En Australie, un incident embarrassant a secoué la Cour suprême de l’État de Victoria : un avocat expérimenté, détenteur du prestigieux titre de King’s Counsel, a admis avoir transmis à la justice des conclusions contenant de fausses citations et des références jurisprudentielles inexistantes… toutes générées par une intelligence artificielle.
Une erreur qui retarde un procès pour meurtre
L’avocat Rishi Nathwani représentait un adolescent jugé pour meurtre. Selon les documents consultés par l’Associated Press, il a assumé « l’entière responsabilité » de ces erreurs, présentant ses excuses au juge James Elliott au nom de son équipe de défense.
Les citations fictives comprenaient notamment des extraits inventés d’un discours devant le Parlement de l’État et des références à des arrêts prétendument rendus par la Cour suprême… mais introuvables. C’est l’équipe du juge Elliott qui a découvert l’irrégularité en cherchant à vérifier ces références.
Résultat : l’affaire, que le magistrat espérait conclure le mercredi, a été retardée de 24 heures. Le lendemain, le juge a finalement rendu son verdict, déclarant l’accusé non coupable pour cause de trouble mental.
Le rappel à l’ordre du magistrat
« La capacité de la cour à se fier à l’exactitude des conclusions présentées par les avocats est fondamentale pour le bon fonctionnement de la justice », a rappelé le juge Elliott, qualifiant la situation d’« insatisfaisante ».
Il a souligné que des lignes directrices sur l’usage de l’IA par les avocats avaient déjà été publiées l’an passé : « Il n’est pas acceptable d’utiliser une intelligence artificielle sans vérifier de manière indépendante et approfondie le résultat obtenu. »
Ce n’est pas la première fois qu’une telle mésaventure survient.

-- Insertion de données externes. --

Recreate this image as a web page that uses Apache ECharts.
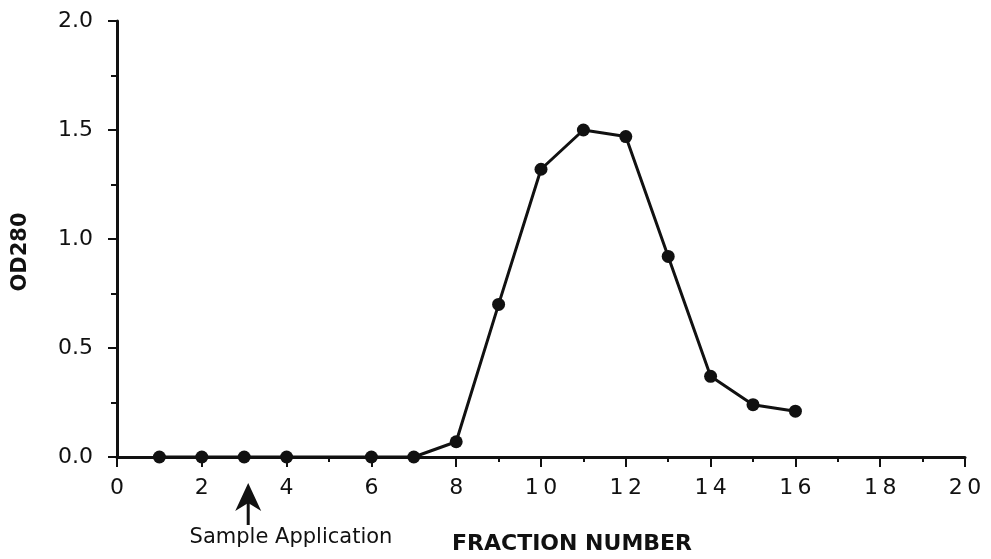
<!DOCTYPE html>
<html>
<head>
<meta charset="utf-8">
<script src="https://cdn.jsdelivr.net/npm/echarts@6/dist/echarts.min.js"></script>
<style>
  html, body { margin: 0; padding: 0; background: #fff; }
  #chart { width: 991px; height: 559px; }
</style>
</head>
<body>
<div id="chart"></div>
<script>
// Elution profile: absorbance at 280 nm per collected fraction
const fractions = [1, 2, 3, 4, 6, 7, 8, 9, 10, 11, 12, 13, 14, 15, 16];
const od280 = [0.0, 0.0, 0.0, 0.0, 0.0, 0.0, 0.07, 0.70, 1.32, 1.50, 1.47, 0.92, 0.37, 0.24, 0.21];

// Fraction at which the sample was applied
const sampleFraction = 3;

// Axis ranges and tick steps
const xRange = [0, 20];
const xStep = 2;
const yRange = [0, 2];
const yStep = 0.5;

const font = '"DejaVu Sans", Verdana, sans-serif';
const ink = '#111';

const chart = echarts.init(document.getElementById('chart'));

chart.setOption({
  animation: false,
  backgroundColor: '#fff',
  grid: { left: 117, right: 26, top: 21, bottom: 102 },
  xAxis: {
    type: 'value',
    min: xRange[0], max: xRange[1], interval: xStep,
    axisLine: { show: true, lineStyle: { color: ink, width: 3 } },
    axisTick: { show: true, length: 10, lineStyle: { color: ink, width: 2 } },
    minorTick: { show: true, splitNumber: 2, length: 5, lineStyle: { color: ink, width: 2 } },
    splitLine: { show: false },
    axisLabel: {
      margin: 20,
      color: ink,
      fontFamily: font,
      fontSize: 22,
      formatter: v => String(v).split('').join('\u2009')
    }
  },
  yAxis: {
    type: 'value',
    min: yRange[0], max: yRange[1], interval: yStep,
    axisLine: { show: true, lineStyle: { color: ink, width: 3 } },
    axisTick: { show: true, length: 9, lineStyle: { color: ink, width: 2 } },
    minorTick: { show: true, splitNumber: 2, length: 6, lineStyle: { color: ink, width: 2 } },
    splitLine: { show: false },
    axisLabel: {
      margin: 24,
      color: ink,
      fontFamily: font,
      fontSize: 22,
      formatter: v => v.toFixed(1)
    }
  },
  series: [{
    type: 'line',
    data: fractions.map((f, i) => [f, od280[i]]),
    symbol: 'circle',
    symbolSize: 13,
    lineStyle: { color: ink, width: 3 },
    itemStyle: { color: ink },
    z: 5
  }]
});

// Arrow marking sample application, plus axis captions
const p = chart.convertToPixel({ gridIndex: 0 }, [sampleFraction, 0]);
const ax = p[0] + 4;
chart.setOption({
  graphic: [
    {
      type: 'line',
      shape: { x1: ax, y1: 500, x2: ax, y2: 525 },
      style: { stroke: ink, lineWidth: 3 }
    },
    {
      type: 'polygon',
      shape: { points: [[ax, 483], [ax - 13, 511], [ax, 503], [ax + 13, 511]] },
      style: { fill: ink }
    },
    {
      type: 'text',
      x: 291, y: 538,
      style: {
        text: 'Sample Application', fill: ink,
        font: '21px ' + font, align: 'center', verticalAlign: 'middle'
      }
    },
    {
      type: 'text',
      x: 572, y: 544,
      style: {
        text: 'FRACTION NUMBER', fill: ink,
        font: 'bold 22px ' + font, align: 'center', verticalAlign: 'middle'
      }
    },
    {
      type: 'text',
      x: 21, y: 252,
      rotation: Math.PI / 2,
      style: {
        text: 'OD280', fill: ink,
        font: 'bold 21px ' + font, align: 'center', verticalAlign: 'middle'
      }
    }
  ]
});
</script>
</body>
</html>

En 2023, aux États-Unis, deux avocats et leur cabinet avaient été sanctionnés d’une amende de 5 000 dollars pour avoir présenté à un juge des recherches juridiques inventées par ChatGPT dans le cadre d’un dossier d’accident aérien. Le magistrat américain, tout en dénonçant leur « mauvaise foi », avait pris en compte leurs excuses et les mesures correctives mises en place pour éviter de futures dérives.
Plus tard la même année, des avocats représentant Michael Cohen, ex-conseiller de Donald Trump, avaient eux aussi intégré dans leurs conclusions des décisions judiciaires fictives produites par un outil de recherche en ligne utilisant l’IA. Cohen avait reconnu ne pas savoir que l’outil pouvait générer ce type « d’hallucinations » juridiques.
Au Royaume-Uni, la juge Victoria Sharp a récemment averti que fournir à un tribunal des éléments falsifiés comme s’ils étaient authentiques pouvait relever du mépris de cour ou, dans les cas les plus graves, de l’entrave à la justice — un délit passible, outre-Manche, de la prison à vie.